Check every line of the entries for "chart", and copy the lines that hold it.
··· Given data ···
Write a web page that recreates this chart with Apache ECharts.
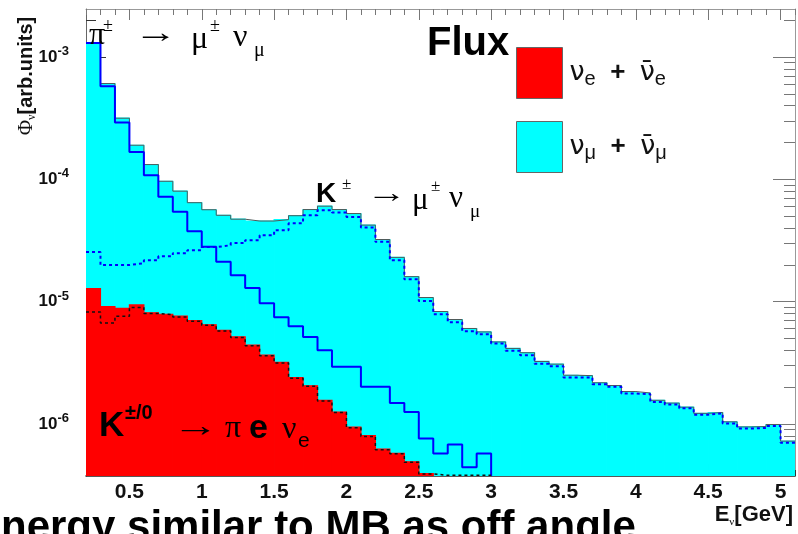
···
··· Given data ···
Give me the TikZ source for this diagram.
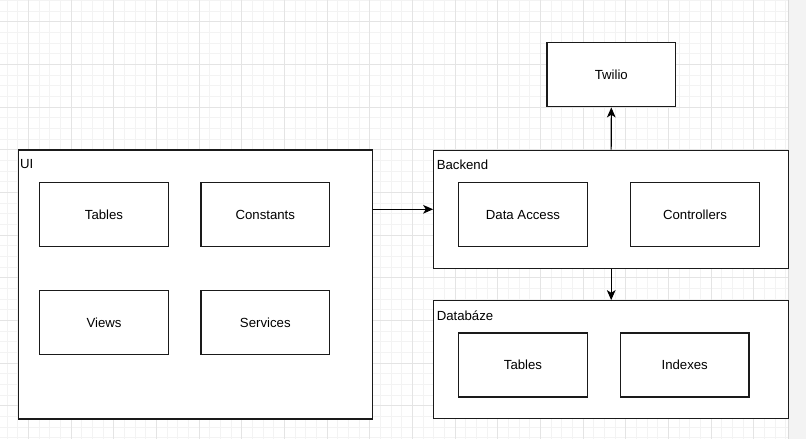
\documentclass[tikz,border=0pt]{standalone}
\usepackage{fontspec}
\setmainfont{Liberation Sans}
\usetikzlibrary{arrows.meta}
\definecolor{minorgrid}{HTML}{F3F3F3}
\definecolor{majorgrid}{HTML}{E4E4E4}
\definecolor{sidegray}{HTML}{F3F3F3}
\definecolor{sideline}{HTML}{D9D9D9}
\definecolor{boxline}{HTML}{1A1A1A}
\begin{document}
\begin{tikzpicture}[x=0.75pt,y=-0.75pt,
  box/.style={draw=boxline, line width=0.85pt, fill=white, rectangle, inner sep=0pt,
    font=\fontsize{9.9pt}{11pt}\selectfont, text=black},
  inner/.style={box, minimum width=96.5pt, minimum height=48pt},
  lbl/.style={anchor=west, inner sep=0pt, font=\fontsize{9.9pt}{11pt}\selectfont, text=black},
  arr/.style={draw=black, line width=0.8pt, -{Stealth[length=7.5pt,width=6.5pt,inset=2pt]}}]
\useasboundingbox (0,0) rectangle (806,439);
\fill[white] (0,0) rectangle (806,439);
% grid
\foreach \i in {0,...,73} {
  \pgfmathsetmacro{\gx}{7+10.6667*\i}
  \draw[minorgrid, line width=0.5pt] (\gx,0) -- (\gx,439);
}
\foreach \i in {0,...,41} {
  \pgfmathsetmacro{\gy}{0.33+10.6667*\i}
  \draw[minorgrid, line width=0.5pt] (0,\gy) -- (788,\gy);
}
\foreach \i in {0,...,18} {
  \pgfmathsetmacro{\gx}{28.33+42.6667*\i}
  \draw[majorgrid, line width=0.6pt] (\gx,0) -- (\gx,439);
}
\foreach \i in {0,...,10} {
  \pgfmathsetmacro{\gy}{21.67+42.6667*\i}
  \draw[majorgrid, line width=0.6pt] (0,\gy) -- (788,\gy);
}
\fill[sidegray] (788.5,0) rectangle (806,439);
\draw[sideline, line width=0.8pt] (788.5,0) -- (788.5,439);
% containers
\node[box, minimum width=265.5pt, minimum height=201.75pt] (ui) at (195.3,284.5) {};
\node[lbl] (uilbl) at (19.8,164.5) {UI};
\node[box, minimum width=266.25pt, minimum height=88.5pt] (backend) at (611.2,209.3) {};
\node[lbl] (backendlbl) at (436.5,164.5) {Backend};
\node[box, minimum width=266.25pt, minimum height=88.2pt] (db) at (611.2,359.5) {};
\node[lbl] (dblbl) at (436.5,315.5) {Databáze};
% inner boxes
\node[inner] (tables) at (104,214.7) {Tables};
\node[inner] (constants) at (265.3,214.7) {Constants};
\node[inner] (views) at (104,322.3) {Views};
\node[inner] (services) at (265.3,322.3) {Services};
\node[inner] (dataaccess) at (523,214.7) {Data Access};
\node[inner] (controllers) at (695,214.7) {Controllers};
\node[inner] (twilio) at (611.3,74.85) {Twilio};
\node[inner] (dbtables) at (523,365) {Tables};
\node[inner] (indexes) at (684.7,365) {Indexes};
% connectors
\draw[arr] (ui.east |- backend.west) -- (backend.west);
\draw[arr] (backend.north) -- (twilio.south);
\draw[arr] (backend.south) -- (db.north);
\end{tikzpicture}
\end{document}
···
··· Given data ···
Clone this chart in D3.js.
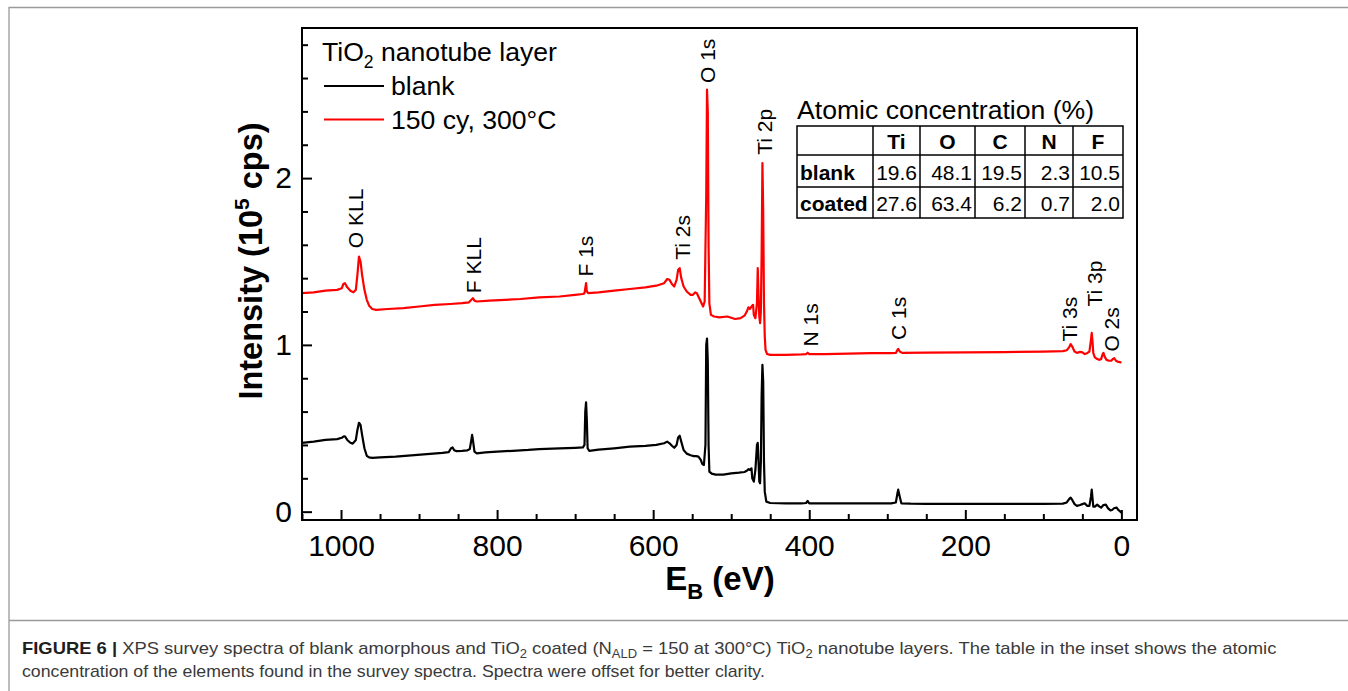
···
▶ **Written response**
Write a web page that recreates this chart with Apache ECharts.
Clone this chart in D3.js.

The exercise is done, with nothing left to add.